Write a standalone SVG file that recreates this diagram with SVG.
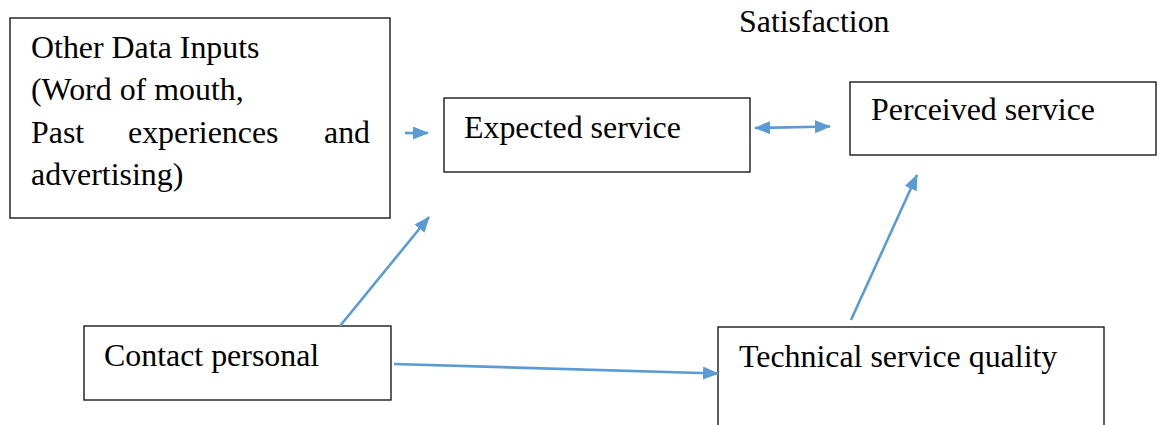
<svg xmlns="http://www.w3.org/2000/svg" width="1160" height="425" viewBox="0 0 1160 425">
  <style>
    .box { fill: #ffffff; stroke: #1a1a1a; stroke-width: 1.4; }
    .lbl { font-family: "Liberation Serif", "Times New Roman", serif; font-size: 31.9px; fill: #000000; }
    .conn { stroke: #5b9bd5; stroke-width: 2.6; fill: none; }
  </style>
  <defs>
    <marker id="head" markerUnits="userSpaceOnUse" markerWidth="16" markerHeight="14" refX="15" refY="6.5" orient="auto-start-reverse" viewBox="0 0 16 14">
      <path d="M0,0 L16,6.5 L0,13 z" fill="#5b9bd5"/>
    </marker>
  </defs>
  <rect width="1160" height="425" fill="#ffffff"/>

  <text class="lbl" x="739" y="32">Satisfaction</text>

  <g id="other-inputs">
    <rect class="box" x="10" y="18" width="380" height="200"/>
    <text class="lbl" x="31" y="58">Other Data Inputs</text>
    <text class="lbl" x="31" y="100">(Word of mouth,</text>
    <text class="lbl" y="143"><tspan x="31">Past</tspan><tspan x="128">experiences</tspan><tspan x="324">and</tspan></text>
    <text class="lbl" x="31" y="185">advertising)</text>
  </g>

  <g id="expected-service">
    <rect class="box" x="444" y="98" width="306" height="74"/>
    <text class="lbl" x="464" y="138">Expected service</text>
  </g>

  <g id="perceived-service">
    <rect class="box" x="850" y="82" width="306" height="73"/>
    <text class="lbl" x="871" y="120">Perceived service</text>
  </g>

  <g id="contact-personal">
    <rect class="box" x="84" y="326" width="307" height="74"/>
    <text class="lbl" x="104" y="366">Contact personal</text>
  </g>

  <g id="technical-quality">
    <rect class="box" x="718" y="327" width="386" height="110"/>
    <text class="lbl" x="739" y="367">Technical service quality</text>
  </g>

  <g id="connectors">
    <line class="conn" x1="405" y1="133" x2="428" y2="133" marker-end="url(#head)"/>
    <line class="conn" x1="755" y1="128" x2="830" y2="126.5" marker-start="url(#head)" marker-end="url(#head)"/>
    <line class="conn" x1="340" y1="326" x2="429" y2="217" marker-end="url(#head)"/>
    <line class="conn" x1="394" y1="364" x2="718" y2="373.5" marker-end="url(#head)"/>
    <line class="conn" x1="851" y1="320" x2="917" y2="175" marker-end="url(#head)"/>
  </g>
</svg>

++++

- [THE EXERCISE]:
Images should not appear in the copy; retype the listing above exactly.

- [RESPONSE TO THE EXERCISE]:
Write a standalone SVG file that recreates this diagram with SVG.
<svg xmlns="http://www.w3.org/2000/svg" width="1160" height="425" viewBox="0 0 1160 425">
  <style>
    .box { fill: #ffffff; stroke: #1a1a1a; stroke-width: 1.4; }
    .lbl { font-family: "Liberation Serif", "Times New Roman", serif; font-size: 31.9px; fill: #000000; }
    .conn { stroke: #5b9bd5; stroke-width: 2.6; fill: none; }
  </style>
  <defs>
    <marker id="head" markerUnits="userSpaceOnUse" markerWidth="16" markerHeight="14" refX="15" refY="6.5" orient="auto-start-reverse" viewBox="0 0 16 14">
      <path d="M0,0 L16,6.5 L0,13 z" fill="#5b9bd5"/>
    </marker>
  </defs>
  <rect width="1160" height="425" fill="#ffffff"/>

  <text class="lbl" x="739" y="32">Satisfaction</text>

  <g id="other-inputs">
    <rect class="box" x="10" y="18" width="380" height="200"/>
    <text class="lbl" x="31" y="58">Other Data Inputs</text>
    <text class="lbl" x="31" y="100">(Word of mouth,</text>
    <text class="lbl" y="143"><tspan x="31">Past</tspan><tspan x="128">experiences</tspan><tspan x="324">and</tspan></text>
    <text class="lbl" x="31" y="185">advertising)</text>
  </g>

  <g id="expected-service">
    <rect class="box" x="444" y="98" width="306" height="74"/>
    <text class="lbl" x="464" y="138">Expected service</text>
  </g>

  <g id="perceived-service">
    <rect class="box" x="850" y="82" width="306" height="73"/>
    <text class="lbl" x="871" y="120">Perceived service</text>
  </g>

  <g id="contact-personal">
    <rect class="box" x="84" y="326" width="307" height="74"/>
    <text class="lbl" x="104" y="366">Contact personal</text>
  </g>

  <g id="technical-quality">
    <rect class="box" x="718" y="327" width="386" height="110"/>
    <text class="lbl" x="739" y="367">Technical service quality</text>
  </g>

  <g id="connectors">
    <line class="conn" x1="405" y1="133" x2="428" y2="133" marker-end="url(#head)"/>
    <line class="conn" x1="755" y1="128" x2="830" y2="126.5" marker-start="url(#head)" marker-end="url(#head)"/>
    <line class="conn" x1="340" y1="326" x2="429" y2="217" marker-end="url(#head)"/>
    <line class="conn" x1="394" y1="364" x2="718" y2="373.5" marker-end="url(#head)"/>
    <line class="conn" x1="851" y1="320" x2="917" y2="175" marker-end="url(#head)"/>
  </g>
</svg>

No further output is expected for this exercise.